In exitu Isräel de Aegypto
. Incipit del salmo 113, che anticamente si cantava nel trasportare il corpo di un defunto nel luogo sacro, quasi a indicare, allegoricamente, il mistico viaggio del cristiano, prefigurato dagli Ebrei, verso la Gerusalemme celeste. D. lo fa cantare coralmente dalle anime che approdano alle spiagge del Purgatorio, in Pg II 46-48 ‛ In exitu Isräel de Aegypto ' / cantavan tutti insieme ad una voce / con quanto di quel salmo è poscia scripto, e proprio in quello stesso canto nel quale, a creare una contrapposizione che sa di emblematica rinuncia, Casella è chiamato, da solo, a intonare, per ‛ consolare ' il poeta affaticato per il lungo viaggio, Amor che ne la mente mi ragiona (v.).

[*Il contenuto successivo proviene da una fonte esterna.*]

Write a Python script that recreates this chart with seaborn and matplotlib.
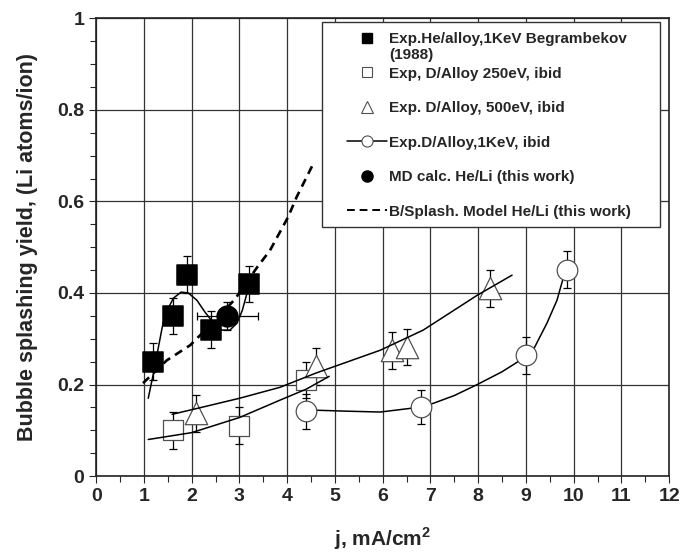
import numpy as np
import pandas as pd
import matplotlib
matplotlib.use("Agg")
import matplotlib.pyplot as plt
from matplotlib.lines import Line2D
from matplotlib.patches import Rectangle
from matplotlib.ticker import MultipleLocator, FuncFormatter
import seaborn as sns

he_j = [1.2, 1.6, 1.9, 2.4, 3.2]
he_yield = [0.25, 0.35, 0.44, 0.32, 0.42]
he_err = [0.04, 0.04, 0.04, 0.04, 0.04]

md_j = [2.75]
md_yield = [0.35]
md_jerr = [0.63]
md_err = [0.03]

d250_j = [1.6, 3.0, 4.4]
d250_yield = [0.10, 0.11, 0.21]
d250_err = [0.04, 0.04, 0.04]

d500_j = [2.1, 4.6, 6.2, 6.5, 8.25]
d500_yield = [0.137, 0.24, 0.275, 0.282, 0.41]
d500_err = [0.04, 0.04, 0.04, 0.04, 0.04]

d1k_j = [4.4, 6.8, 9.0, 9.87]
d1k_yield = [0.142, 0.151, 0.264, 0.451]
d1k_err = [0.038, 0.038, 0.04, 0.04]

# --- curves drawn through the data ---
he_fit_j = [1.09, 1.2, 1.3, 1.4, 1.51, 1.62, 1.78, 1.93, 2.11, 2.28, 2.46,
            2.63, 2.8, 2.95, 3.06, 3.16, 3.22]
he_fit_y = [0.17, 0.225, 0.28, 0.334, 0.367, 0.389, 0.402, 0.4, 0.384, 0.358,
            0.334, 0.319, 0.319, 0.334, 0.362, 0.4, 0.42]

model_j = [0.98, 1.48, 1.97, 2.18, 2.5, 2.91, 3.37, 3.64, 4.02, 4.2, 4.55]
model_y = [0.203, 0.253, 0.286, 0.308, 0.34, 0.387, 0.456, 0.493, 0.566, 0.61, 0.683]

d250_fit_j = [1.09, 2.0, 3.0, 3.85, 4.4, 4.88]
d250_fit_y = [0.08, 0.095, 0.128, 0.166, 0.19, 0.218]

d500_fit_j = [1.59, 2.2, 3.0, 3.85, 4.6, 5.95, 6.85, 7.98, 8.71]
d500_fit_y = [0.135, 0.15, 0.17, 0.194, 0.225, 0.275, 0.319, 0.395, 0.439]

d1k_fit_j = [4.4, 4.59, 5.2, 5.95, 6.58, 6.8, 7.06, 7.5, 7.98, 8.5, 8.82,
             8.98, 9.15, 9.44, 9.65, 9.78, 9.86]
d1k_fit_y = [0.142, 0.144, 0.142, 0.14, 0.148, 0.151, 0.159, 0.176, 0.2, 0.228,
             0.249, 0.264, 0.275, 0.334, 0.384, 0.432, 0.451]

labels = ["Exp.He/alloy,1KeV Begrambekov",
          "Exp, D/Alloy 250eV, ibid",
          "Exp. D/Alloy, 500eV, ibid",
          "Exp.D/Alloy,1KeV, ibid",
          "MD calc. He/Li (this work)",
          "B/Splash. Model He/Li (this work)"]
label_extra = "(1988)"

sns.set_style("ticks")
plt.rcParams["font.family"] = ["Liberation Sans", "DejaVu Sans"]
plt.rcParams["font.weight"] = "bold"
plt.rcParams["mathtext.fontset"] = "custom"
plt.rcParams["mathtext.bf"] = "Liberation Sans:bold"
plt.rcParams["mathtext.rm"] = "Liberation Sans:bold"

EDGE = "#505050"

fig, ax = plt.subplots(figsize=(6.92, 5.53), dpi=100)
fig.subplots_adjust(left=0.139, right=0.967, bottom=0.139, top=0.967)

# curves
sns.lineplot(x=he_fit_j, y=he_fit_y, sort=False, estimator=None, color="black",
             lw=1.1, ax=ax, zorder=5)
sns.lineplot(x=model_j, y=model_y, sort=False, estimator=None, color="black",
             lw=1.9, ax=ax, zorder=5, dashes=False, linestyle=(0, (3.2, 2.2)))
sns.lineplot(x=d250_fit_j, y=d250_fit_y, sort=False, estimator=None, color="black",
             lw=1.1, ax=ax, zorder=5)
sns.lineplot(x=d500_fit_j, y=d500_fit_y, sort=False, estimator=None, color="black",
             lw=1.1, ax=ax, zorder=5)
sns.lineplot(x=d1k_fit_j, y=d1k_fit_y, sort=False, estimator=None, color="black",
             lw=1.1, ax=ax, zorder=2)

# error bars
eb = dict(fmt="none", ecolor="black", elinewidth=0.9, capsize=3, capthick=0.9, zorder=3)
ax.errorbar(he_j, he_yield, yerr=he_err, **eb)
ax.errorbar(md_j, md_yield, xerr=md_jerr, yerr=md_err, **eb)
ax.errorbar(d250_j, d250_yield, yerr=d250_err, **eb)
ax.errorbar(d500_j, d500_yield, yerr=d500_err, **eb)
ax.errorbar(d1k_j, d1k_yield, yerr=d1k_err, **eb)

# markers
sns.scatterplot(x=d250_j, y=d250_yield, marker="s", s=190, color="white",
                edgecolor=EDGE, linewidth=0.9, ax=ax, zorder=4)
sns.scatterplot(x=d500_j, y=d500_yield, marker="^", s=260, color="white",
                edgecolor=EDGE, linewidth=0.9, ax=ax, zorder=4)
sns.scatterplot(x=d1k_j, y=d1k_yield, marker="o", s=220, color="white",
                edgecolor=EDGE, linewidth=0.9, ax=ax, zorder=4)
sns.scatterplot(x=he_j, y=he_yield, marker="s", s=190, color="black",
                edgecolor="black", ax=ax, zorder=4)
sns.scatterplot(x=md_j, y=md_yield, marker="o", s=220, color="black",
                edgecolor="black", ax=ax, zorder=4)

ax.set_xlim(0, 12)
ax.set_ylim(0, 1)
ax.xaxis.set_major_locator(MultipleLocator(1))
ax.xaxis.set_minor_locator(MultipleLocator(0.5))
ax.yaxis.set_major_locator(MultipleLocator(0.2))
ax.yaxis.set_minor_locator(MultipleLocator(0.05))
ax.yaxis.set_major_formatter(FuncFormatter(lambda v, _: f"{v:g}"))
ax.grid(True, which="major", color="#333333", lw=0.9)
ax.set_axisbelow(True)
ax.tick_params(which="major", direction="out", length=5, width=0.8, labelsize=14)
ax.tick_params(which="minor", direction="out", length=4, width=0.8)
for sp in ax.spines.values():
    sp.set_color("#222222")
    sp.set_linewidth(1.2)

ax.set_xlabel(r"j, mA/cm$^{\mathbf{2}}$", fontsize=15, fontweight="bold", labelpad=15)
ax.set_ylabel("Bubble splashing yield, (Li atoms/ion)", fontsize=15.5,
              fontweight="bold", labelpad=14)

# legend: white box, entries placed inside it
box = Rectangle((0.394, 0.544), 0.590, 0.447, transform=ax.transAxes,
                facecolor="white", edgecolor="#333333", lw=1.0, zorder=9)
ax.add_patch(box)

handles = [
    Line2D([], [], ls="none", marker="s", ms=7, mfc="black", mec="black"),
    Line2D([], [], ls="none", marker="s", ms=7, mfc="white", mec=EDGE, mew=0.8),
    Line2D([], [], ls="none", marker="^", ms=8, mfc="white", mec=EDGE, mew=0.8),
    Line2D([], [], ls="-", color="black", lw=1.1, marker="o", ms=8, mfc="white",
           mec=EDGE, mew=0.8),
    Line2D([], [], ls="none", marker="o", ms=8, mfc="black", mec="black"),
    Line2D([], [], ls=(0, (4, 2.5)), color="black", lw=1.4),
]
leg = ax.legend(handles, labels, loc="upper left", bbox_to_anchor=(0.438, 0.9695),
                borderaxespad=0, borderpad=0, frameon=False, labelspacing=1.34,
                handlelength=2.6, handletextpad=0.15,
                prop={"weight": "bold", "size": 11})
leg.set_zorder(10)

# second line of the first legend label, squeezed in like the original
fig.canvas.draw()
bb = leg.get_texts()[0].get_window_extent()
ax.annotate(label_extra, xy=(bb.x0, bb.y0), xycoords="figure pixels",
            xytext=(0, -1.5), textcoords="offset points", va="top", ha="left",
            fontsize=11, fontweight="bold", zorder=11)

fig.savefig("out.png", dpi=100)
plt.close(fig)
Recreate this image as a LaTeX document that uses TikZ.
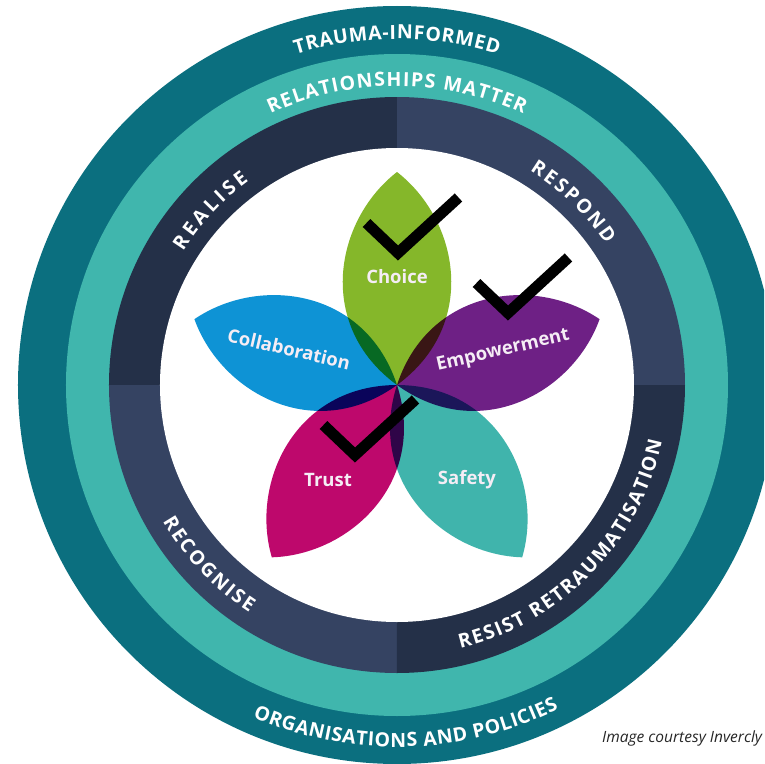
\documentclass[tikz,border=0pt]{standalone}
\usepackage{fontspec}
\setmainfont{Open Sans}
\usetikzlibrary{decorations.text}

\definecolor{outerteal}{HTML}{0B6F7F}
\definecolor{lightteal}{HTML}{40B6AD}
\definecolor{navydark}{HTML}{243048}
\definecolor{navylight}{HTML}{354362}
\definecolor{choicegreen}{HTML}{85B72A}
\definecolor{collabblue}{HTML}{0E93D5}
\definecolor{emppurple}{HTML}{6E2085}
\definecolor{trustpink}{HTML}{BE086C}
\definecolor{safetyteal}{HTML}{40B4AC}
\definecolor{petaltext}{HTML}{F5EDF5}

\newcommand{\petalpath}{(0,0) .. controls (60,82) and (165,62) .. (213,0) .. controls (165,-62) and (60,-82) .. (0,0) -- cycle}
\newcommand{\ringfont}{\fontsize{19.5}{21}\selectfont\bfseries}

\begin{document}
\begin{tikzpicture}[x=1pt, y=1pt, every node/.style={inner sep=0pt},
  petallabel/.style={text=petaltext, font=\fontsize{18.5}{20}\selectfont\bfseries},
  ringtext/.style={decorate, decoration={text along path, text={|\ringfont\color{white}|#1},
    text align=fit to path}}]
  \tikzstyle{tick}=[line width=11pt, line join=miter, line cap=butt, black]

\useasboundingbox (-397,-379) rectangle (367,385);
\clip (-397,-379) rectangle (367,385);

% rings
\fill[outerteal] (0,0) circle (379);
\fill[lightteal] (0,0) circle (331);
\fill[navylight] (0,0) -- (0,288) arc (90:0:288) -- cycle;
\fill[navydark]  (0,0) -- (-288,0) arc (180:90:288) -- cycle;
\fill[navylight] (0,0) -- (0,-288) arc (270:180:288) -- cycle;
\fill[navydark]  (0,0) -- (288,0) arc (360:270:288) -- cycle;
\fill[white] (0,0) circle (237);

% ring texts
\path[ringtext={TRAUMA-INFORMED}] (107:346) arc (107:73:346);
\path[ringtext={RELATIONSHIPS MATTER}] (115:299) arc (115:65:299);
\path[ringtext={ORGANISATIONS AND POLICIES}] (246.5:362) arc (246.5:296.5:362);
\path[ringtext={REALISE}] (148:252) arc (148:126:252);
\path[ringtext={RESPOND}] (58.2:252) arc (58.2:34:252);
\path[ringtext={RECOGNISE}] (210.2:271) arc (210.2:237:271);
\path[ringtext={RESIST RETRAUMATISATION}] (283.5:271) arc (283.5:348:271);

% petals
\begin{scope}[blend mode=multiply]
\fill[choicegreen, rotate=90]  \petalpath;
\fill[collabblue, rotate=162]  \petalpath;
\fill[emppurple, rotate=18]    \petalpath;
\fill[trustpink, rotate=234]   \petalpath;
\fill[safetyteal, rotate=306]  \petalpath;
\end{scope}

\node[petallabel] (choice) at (0,108) {Choice};
\node[petallabel, rotate=-13] (collab) at (-108,36) {Collaboration};
\node[petallabel, rotate=13] (empower) at (106,34) {Empowerment};
\node[petallabel] (trust) at (-69,-95) {Trust};
\node[petallabel] (safety) at (70,-95) {Safety};

% ticks
\draw[tick] (-30.5,162) -- (1,132) -- (61.5,187.5);
\draw[tick] (79.5,102) -- (111,72) -- (171.5,127.5);
\draw[tick] (-73.5,-40) -- (-42,-70) -- (18.5,-14.5);

\node[anchor=base west, font=\fontsize{15.5}{17}\selectfont\itshape, text=black!85] (credit) at (205,-357) {Image courtesy Invercly};

\end{tikzpicture}
\end{document}
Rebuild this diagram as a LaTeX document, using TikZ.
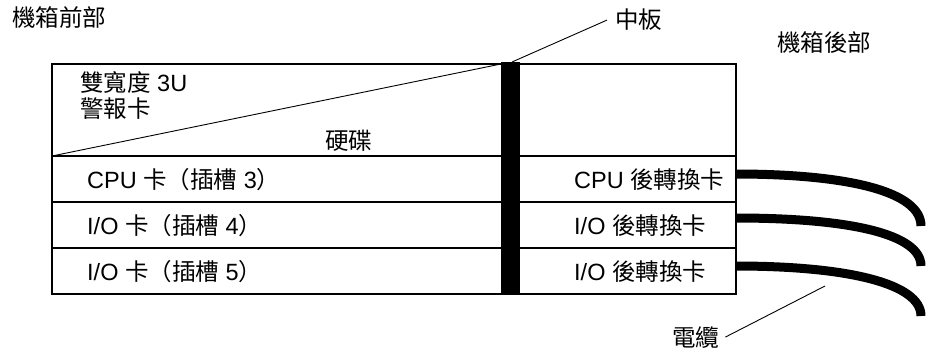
\documentclass[tikz,border=0pt]{standalone}
\usepackage{fontspec}
\setmainfont{Liberation Sans}
\newfontfamily\cjk{Noto Sans CJK TC}
\begin{document}
\begin{tikzpicture}[x=1pt,y=-1pt,
  box/.style={line width=1.5pt},
  lead/.style={line width=0.9pt},
  cable/.style={line width=9pt},
  lbl/.style={font=\fontsize{23.5}{26}\selectfont, inner sep=0pt, anchor=base west},
]
\useasboundingbox (0,0) rectangle (926,353);
% front box
\draw[box] (52,64) rectangle (510,294);
\draw[box] (52,156) -- (510,156);
\draw[box] (52,202) -- (510,202);
\draw[box] (52,248) -- (510,248);
\draw[lead] (52,156) -- (501,64);
% rear box
\draw[box] (510,64) rectangle (736,294);
\draw[box] (510,156) -- (736,156);
\draw[box] (510,202) -- (736,202);
\draw[box] (510,248) -- (736,248);
% midplane
\fill (501,62) rectangle (520,294);
\coordinate (mp) at (512,62);
% cables
\draw[cable] (735,174) .. controls (850,174) and (921,192) .. (921,226);
\draw[cable] (735,218) .. controls (850,218) and (921,234) .. (921,266);
\draw[cable] (735,266) .. controls (850,266) and (921,284) .. (921,316);
\coordinate (cb) at (825,286);
% labels
\node[lbl] (front) at (12,27) {\cjk 機箱前部};
\node[lbl] (mid) at (615,29) {\cjk 中板};
\node[lbl] (rear) at (777,52) {\cjk 機箱後部};
\node[lbl] (alarm1) at (80,92) {{\cjk 雙寬度} 3U};
\node[lbl] (alarm2) at (80,117) {\cjk 警報卡};
\node[lbl] (disk) at (325,149) {\cjk 硬碟};
\node[lbl] (cpu) at (87,188) {CPU {\cjk 卡（插槽} 3{\cjk ）}};
\node[lbl] (io4) at (87,234) {I/O {\cjk 卡（插槽} 4{\cjk ）}};
\node[lbl] (io5) at (87,280) {I/O {\cjk 卡（插槽} 5{\cjk ）}};
\node[lbl] (rcpu) at (574,188) {CPU {\cjk 後轉換卡}};
\node[lbl] (rio1) at (574,234) {I/O {\cjk 後轉換卡}};
\node[lbl] (rio2) at (574,280) {I/O {\cjk 後轉換卡}};
\node[lbl] (cable) at (672,346) {\cjk 電纜};
% leaders
\draw[lead] (mp) -- ([xshift=-8pt]mid.west);
\draw[lead] (cb) -- ([xshift=6pt]cable.east);
\end{tikzpicture}
\end{document}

D. inoltre impiega il salmo 113, di cui conosce la tradizione esegetica che lo vuole " signum victoriae " secondo la definizione di Ugo di Santo Caro (Adnotationes super universam Bibliam, Lovanio 1627), solo quale exemplum di ‛ anagogia ', prima in Cv II I 6 (Lo quarto senso si chiama anagogico, cioè sovrasenso; e questo è quando spiritualmente si spone una scrittura, la quale ancora [sia vera] eziandio nel senso litterale, per le cose significate significa de le superne cose de l'etternal gloria: sì come vedere si può in quello canto del Profeta che dice che, ne l'uscita del popolo d'Israel d'Egitto, Giudea è fatta santa e libera), poi, con valore emblematico per tutto il ‛ modus tractandi ' della Commedia, in Ep XIII 21 (Qui modus tractandi, ut melius pateat, potest considerari in hiis versibus: ‛ In exitu Israel de Aegypto, domus Iacob de populo barbaro, facta est Iudaea sanctificatio eius ').
Accettato come dato inoppugnabile il sicuro dominio da parte di D. dell'epistemologia dei ‛ sensi ', - dimostrata dall'impiego vario degli exempla in tutta la discussione nel passo citato del Convivio e dalla scelta dell'ordine degli stessi ‛ sensi ' secondo la tradizione domenicana sia nel Convivio che nell'epistola XIII - la scelta del salmo 113 da parte del poeta, scelta causale e quindi teleologica, diventa per noi fondamentale clavis lecturae perché impone per diretta analogia l'interdipendenza dell'exitus, letterale e allegorico, così degli Ebrei come del poeta-personaggio.